Nos la damos de ser una sociedad avanzada y civilizada, con muchos derechos que ejercer pero escasas obligaciones que cumplir.
No sé si a pesar de tantos cambios en nuestros hábitos de vida, con restricciones en los horarios, medidas de seguridad, normas que reducen nuestros movimientos, hay quien piensa que hemos aprendido a vivir moderadamente porque en la obligada limitación hemos descubierto que se puede vivir con menos.
Las terrazas han perdido su olor a aceite requemado, los macroencuentros de adolescentes se van reduciendo aunque a estos les parezca que se les escapa la vida sin disponer de esas miradas etílicas, discotecas y bares de moda apagan sus luminosos antes que nosotros –tradicionales en las horas de descanso cerremos los ojos, mientras las redes sociales, con toda perversidad, desprenden humo negro porque no habemus placeres mayores que echarnos a la boca.

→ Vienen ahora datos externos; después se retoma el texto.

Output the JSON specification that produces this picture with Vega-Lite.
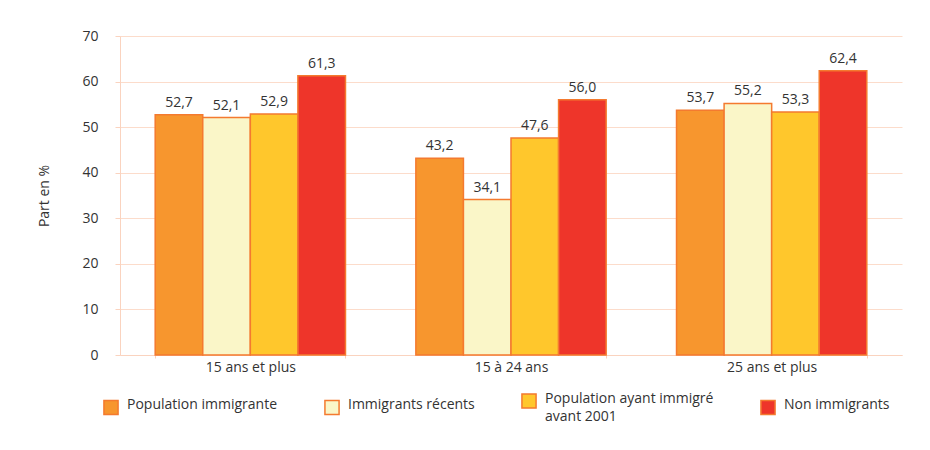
{
  "$schema": "https://vega.github.io/schema/vega-lite/v6.json",
  "width": 782,
  "height": 319,
  "autosize": "none",
  "padding": {"left": 120, "top": 36, "right": 28, "bottom": 95},
  "background": "white",
  "data": {
    "values": [
      {"groupe": "15 ans et plus", "serie": "Population immigrante", "valeur": 52.7},
      {"groupe": "15 ans et plus", "serie": "Immigrants récents", "valeur": 52.1},
      {"groupe": "15 ans et plus", "serie": "Population ayant immigré avant 2001", "valeur": 52.9},
      {"groupe": "15 ans et plus", "serie": "Non immigrants", "valeur": 61.3},
      {"groupe": "15 à 24 ans", "serie": "Population immigrante", "valeur": 43.2},
      {"groupe": "15 à 24 ans", "serie": "Immigrants récents", "valeur": 34.1},
      {"groupe": "15 à 24 ans", "serie": "Population ayant immigré avant 2001", "valeur": 47.6},
      {"groupe": "15 à 24 ans", "serie": "Non immigrants", "valeur": 56.0},
      {"groupe": "25 ans et plus", "serie": "Population immigrante", "valeur": 53.7},
      {"groupe": "25 ans et plus", "serie": "Immigrants récents", "valeur": 55.2},
      {"groupe": "25 ans et plus", "serie": "Population ayant immigré avant 2001", "valeur": 53.3},
      {"groupe": "25 ans et plus", "serie": "Non immigrants", "valeur": 62.4}
    ]
  },
  "encoding": {
    "x": {
      "field": "groupe",
      "type": "nominal",
      "sort": ["15 ans et plus", "15 à 24 ans", "25 ans et plus"],
      "scale": {"paddingInner": 0.27, "paddingOuter": 0.135},
      "axis": {
        "title": null,
        "labelAngle": 0,
        "tickBand": "extent",
        "tickSize": 3,
        "labelPadding": 2,
        "domainColor": "#FAD3BF",
        "tickColor": "#FAD3BF",
        "labelFontSize": 14,
        "labelColor": "#333333",
        "labelFont": "Open Sans",
        "grid": false
      }
    },
    "xOffset": {
      "field": "serie",
      "type": "nominal",
      "sort": ["Population immigrante", "Immigrants récents", "Population ayant immigré avant 2001", "Non immigrants"],
      "scale": {"paddingInner": 0, "paddingOuter": 0}
    },
    "y": {
      "field": "valeur",
      "type": "quantitative",
      "scale": {"domain": [0, 70], "nice": false},
      "axis": {
        "title": "Part en %",
        "titleFont": "Open Sans",
        "titleFontSize": 14,
        "titleFontWeight": "normal",
        "titleColor": "#333333",
        "titlePadding": 30,
        "values": [0, 10, 20, 30, 40, 50, 60, 70],
        "tickSize": 5,
        "labelPadding": 17,
        "labelFontSize": 14,
        "labelFont": "Open Sans",
        "labelColor": "#333333",
        "domainColor": "#FAD3BF",
        "tickColor": "#FAD3BF",
        "gridColor": "#FCDCCB",
        "grid": true
      }
    }
  },
  "layer": [
    {
      "mark": {"type": "bar", "stroke": "#F47A2F", "strokeWidth": 1.5},
      "encoding": {
        "color": {
          "field": "serie",
          "type": "nominal",
          "sort": ["Population immigrante", "Immigrants récents", "Population ayant immigré avant 2001", "Non immigrants"],
          "scale": {
            "domain": ["Population immigrante", "Immigrants récents", "Population ayant immigré avant 2001", "Non immigrants"],
            "range": ["#F7962E", "#FAF6C8", "#FFC72C", "#EE352A"]
          },
          "legend": {
            "title": null,
            "orient": "none",
            "legendX": -17,
            "legendY": 357,
            "direction": "horizontal",
            "columns": 4,
            "columnPadding": 43,
            "symbolType": "square",
            "symbolSize": 200,
            "symbolStrokeColor": "#F47A2F",
            "symbolStrokeWidth": 1.5,
            "symbolOpacity": 1,
            "labelFont": "Open Sans",
            "labelFontSize": 14,
            "labelColor": "#333333",
            "labelOffset": 8,
            "labelLimit": 300,
            "labelBaseline": "top",
            "labelExpr": "datum.label == 'Population ayant immigré avant 2001' ? ['Population ayant immigré', 'avant 2001'] : datum.label",
            "encode": {"labels": {"update": {"dy": {"value": -9}, "lineHeight": {"value": 18}}}}
          }
        }
      }
    },
    {
      "mark": {"type": "text", "baseline": "bottom", "dy": -5, "fontSize": 14, "font": "Open Sans", "color": "#333333"},
      "encoding": {
        "text": {"field": "valeur", "type": "quantitative", "format": ".1f"}
      }
    }
  ],
  "config": {
    "locale": {"number": {"decimal": ",", "thousands": " ", "grouping": [3], "currency": ["", " €"]}},
    "view": {"stroke": null}
  }
}
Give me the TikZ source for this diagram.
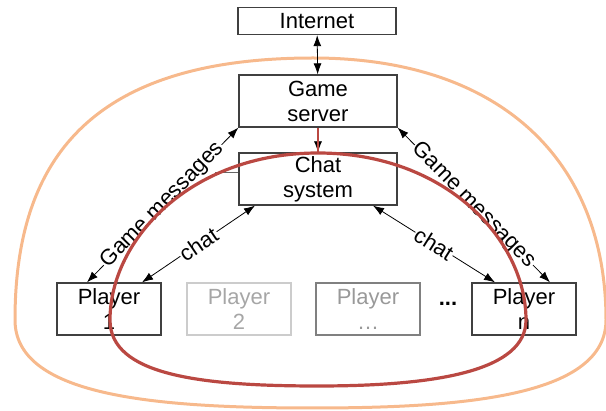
\documentclass[tikz,border=0pt]{standalone}
\usepackage{fontspec}
\setmainfont{Liberation Sans}
\usetikzlibrary{arrows.meta,positioning}
\definecolor{domeorange}{RGB}{247,185,140}
\definecolor{loopred}{RGB}{186,72,66}

\begin{document}
\begin{tikzpicture}[x=1pt,y=-1pt,
  txt/.style={font=\fontsize{22}{25}\selectfont},
  box/.style={txt,draw=black!75,line width=1.3pt,minimum height=52pt,minimum width=158pt,inner sep=0pt,align=center},
  pl/.style={box,minimum width=104pt},
  biarrow/.style={line width=0.8pt,{Latex[length=11pt,width=8pt]}-{Latex[length=11pt,width=8pt]}},
  lab/.style={txt,fill=white,inner sep=1pt,sloped},
  dome/.style={draw=domeorange,line width=3pt},
  chatloop/.style={draw=loopred,line width=3.2pt}]
\useasboundingbox (0,0) rectangle (606,411);
\draw[dome] (313,58) .. controls (90,58) and (15,160) .. (15,320)
  .. controls (15,395) and (150,408) .. (313,408)
  .. controls (470,408) and (606,395) .. (606,320)
  .. controls (606,160) and (500,58) .. (313,58);
\node[box,minimum height=27pt] (inet) at (317,21) {Internet};
\node[box] (gs) at (318,101) {Game\\server};
\node[box] (chat) at (318,179) {Chat\\system};
\node[pl] (p1) at (109,309) {Player\\1};
\node[pl,draw=black!20,text=black!35] (p2) at (239,309) {Player\\2};
\node[pl,draw=black!50,text=black!40] (pk) at (368,309) {Player\\\dots};
\node[txt,font=\bfseries\fontsize{22}{25}\selectfont] (dots) at (448,304) {...};
\node[pl] (pn) at (524,309) {Player\\n};
\coordinate (stub) at (215,173);
\draw[black!60,line width=1pt] (stub) -- ([yshift=6pt]chat.west);
\draw[biarrow] (inet) -- (gs);
\draw[line width=0.8pt,-{Latex[length=11pt,width=8pt]}] (gs) -- (chat);
\draw[biarrow] (gs.south west) -- node[lab]{Game messages} ([xshift=-22pt]p1.north);
\draw[biarrow] (gs.south east) -- node[lab]{Game messages} ([xshift=26pt]pn.north);
\draw[biarrow] ([xshift=-63pt]chat.south) -- node[lab]{chat} ([xshift=33pt]p1.north);
\draw[biarrow] ([xshift=55pt]chat.south) -- node[lab]{chat} ([xshift=-29pt]pn.north);
\draw[chatloop,line width=2pt] (gs.south) -- (chat.north);
\draw[chatloop] (318,153) .. controls (190,153) and (110,240) .. (110,320)
  .. controls (110,375) and (200,386) .. (318,386)
  .. controls (440,386) and (526,370) .. (526,320)
  .. controls (526,240) and (446,153) .. (318,153);
\end{tikzpicture}
\end{document}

Hay más de un virus rondando el Planeta, preocupadamente permisivo–, aparte la listeria, el coronavirus, la meningoencefalitis que sí están reconocidos, estudiados y catalogados.
Pero hay otros que rondan a las personas, pero no a las conciencias, y están a la orden del día, cuando guardamos cola y alguien nos adelanta la vez con mirada al frente y ni una palabra de un mínimo respeto; o cuando amanece la puerta de casa con alguna defecación descontrolada de un perro, cuyo dueño no se ha sentido responsable de las incontinencias de su mascota; o cuando una señora desvergonzada nos empuja en la línea de caja porque no alcanza un paquete de cuatro pilas alcalinas brillantes con la presencia impertérrita de un guardia de seguridad que no dice ni mu, pensando “a mí que me registren”.

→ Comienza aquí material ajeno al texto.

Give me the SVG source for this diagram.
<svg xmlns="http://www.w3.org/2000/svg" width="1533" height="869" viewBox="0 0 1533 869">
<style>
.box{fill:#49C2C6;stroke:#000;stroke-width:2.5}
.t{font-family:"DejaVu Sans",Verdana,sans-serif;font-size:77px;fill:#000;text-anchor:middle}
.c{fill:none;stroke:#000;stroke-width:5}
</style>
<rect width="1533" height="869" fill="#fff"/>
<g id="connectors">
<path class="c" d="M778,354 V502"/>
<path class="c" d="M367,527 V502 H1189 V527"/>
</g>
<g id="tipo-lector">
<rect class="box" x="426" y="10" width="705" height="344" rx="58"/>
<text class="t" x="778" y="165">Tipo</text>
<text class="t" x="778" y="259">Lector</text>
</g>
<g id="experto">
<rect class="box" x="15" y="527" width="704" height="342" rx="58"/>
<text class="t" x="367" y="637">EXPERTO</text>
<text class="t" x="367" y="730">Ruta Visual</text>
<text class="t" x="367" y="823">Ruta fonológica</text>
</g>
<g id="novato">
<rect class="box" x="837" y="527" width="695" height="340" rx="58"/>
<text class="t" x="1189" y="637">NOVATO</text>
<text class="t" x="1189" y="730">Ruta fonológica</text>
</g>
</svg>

Y nos la damos de ser una sociedad avanzada y civilizada, con muchos derechos que ejercer pero escasas obligaciones que cumplir, y manifestamos un desprecio visible por aquello con lo que no comulgamos pero tampoco respetamos. Pequeños y mayores, adolescentes y adultos…

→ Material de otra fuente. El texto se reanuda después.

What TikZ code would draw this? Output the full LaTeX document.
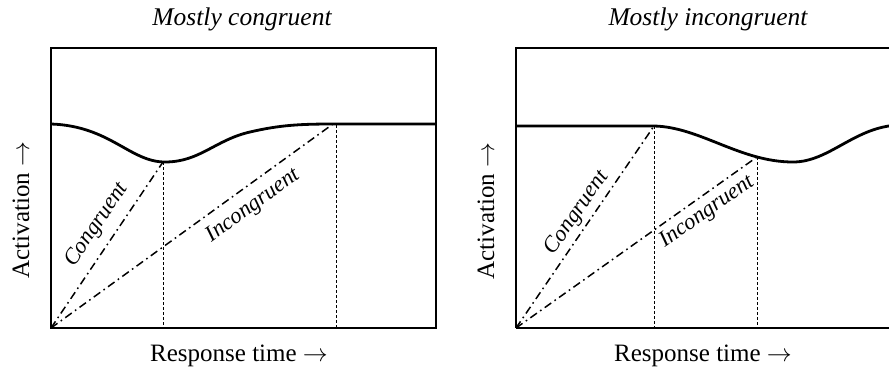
\documentclass[tikz,border=0pt]{standalone}
\usepackage{fontspec}
\setmainfont{Liberation Serif}
\begin{document}
\begin{tikzpicture}[x=1pt,y=-1pt,
  frame/.style={line width=1.4pt},
  act/.style={line width=2.8pt},
  dashdot/.style={line width=1.5pt, dash pattern=on 8pt off 4pt on 1.6pt off 4pt},
  guide/.style={line width=0.8pt, dash pattern=on 3pt off 2pt},
  ttl/.style={font=\fontsize{25.5}{30}\selectfont\itshape},
  axlab/.style={font=\fontsize{25}{30}\selectfont},
  crvlab/.style={font=\fontsize{22.5}{27}\selectfont\itshape, inner sep=1pt}]
\useasboundingbox (0,0) rectangle (889,369);
\clip (0,0) rectangle (889,369);
% ---------- left panel ----------
\coordinate (LO) at (51,328);
\coordinate (LC) at (163,162);
\coordinate (LI) at (333,124);
\coordinate (LCb) at (163,328);
\coordinate (LIb) at (336,328);
\draw[frame] (51,48) rectangle (436,328);
\draw[act] (51,124) .. controls (110,126) and (130,162) .. (165,162)
  .. controls (200,162) and (215,140) .. (250,132)
  .. controls (280,125) and (300,124) .. (335,124) -- (436,124);
\draw[guide] (LC) -- (LCb);
\draw[guide] (336,125) -- (LIb);
\draw[dashdot] (LO) -- (LC);
\draw[dashdot] (LO) -- (LI);
\node[crvlab, rotate=56] (lcl) at (97,225) {Congruent};
\node[crvlab, rotate=36] (lil) at (253,206) {Incongruent};
\node[ttl] (lt) at (242,19) {Mostly congruent};
\node[axlab] (lx) at (239,356) {Response time $\rightarrow$};
\node[axlab, rotate=90] (ly) at (21,210) {Activation $\rightarrow$};
% ---------- right panel ----------
\coordinate (RO) at (516,328);
\coordinate (RC) at (654,126);
\coordinate (RI) at (757,157);
\coordinate (RCb) at (654,328);
\coordinate (RIb) at (757,328);
\draw[frame] (516,328) -- (516,48) -- (900,48);
\draw[frame] (516,328) -- (900,328);
\draw[act] (516,126) -- (654,126) .. controls (700,127) and (740,162) .. (793,162)
  .. controls (830,162) and (855,126) .. (900,125);
\draw[guide] (RC) -- (RCb);
\draw[guide] (RI) -- (RIb);
\draw[dashdot] (RO) -- (RC);
\draw[dashdot] (RO) -- (RI);
\node[crvlab, rotate=55] (rcl) at (577,213) {Congruent};
\node[crvlab, rotate=35] (ril) at (707,212) {Incongruent};
\node[ttl] (rt) at (708,19) {Mostly incongruent};
\node[axlab] (rx) at (703,356) {Response time $\rightarrow$};
\node[axlab, rotate=90] (ry) at (486,211) {Activation $\rightarrow$};
\end{tikzpicture}
\end{document}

Cada lugar que visitamos parece un punto de salida cuando en el suelo una línea nos marca las distancias para guardar turno, en esta nueva subnormalidad de extravagancias baratas y esperpento, de estrafalarios altares donde se encumbra la desfachatez y la exaltación de lo ilógico, espoleado por la aclamada indecencia. Así, sin orden y con creciente desconcierto.
¿Alguien cree que con estos valores inculcados desde actitudes paternales ultraconservadores y asociacionistas neopuritanos estamos aprendiendo a vivir –o a existir– moderadamente?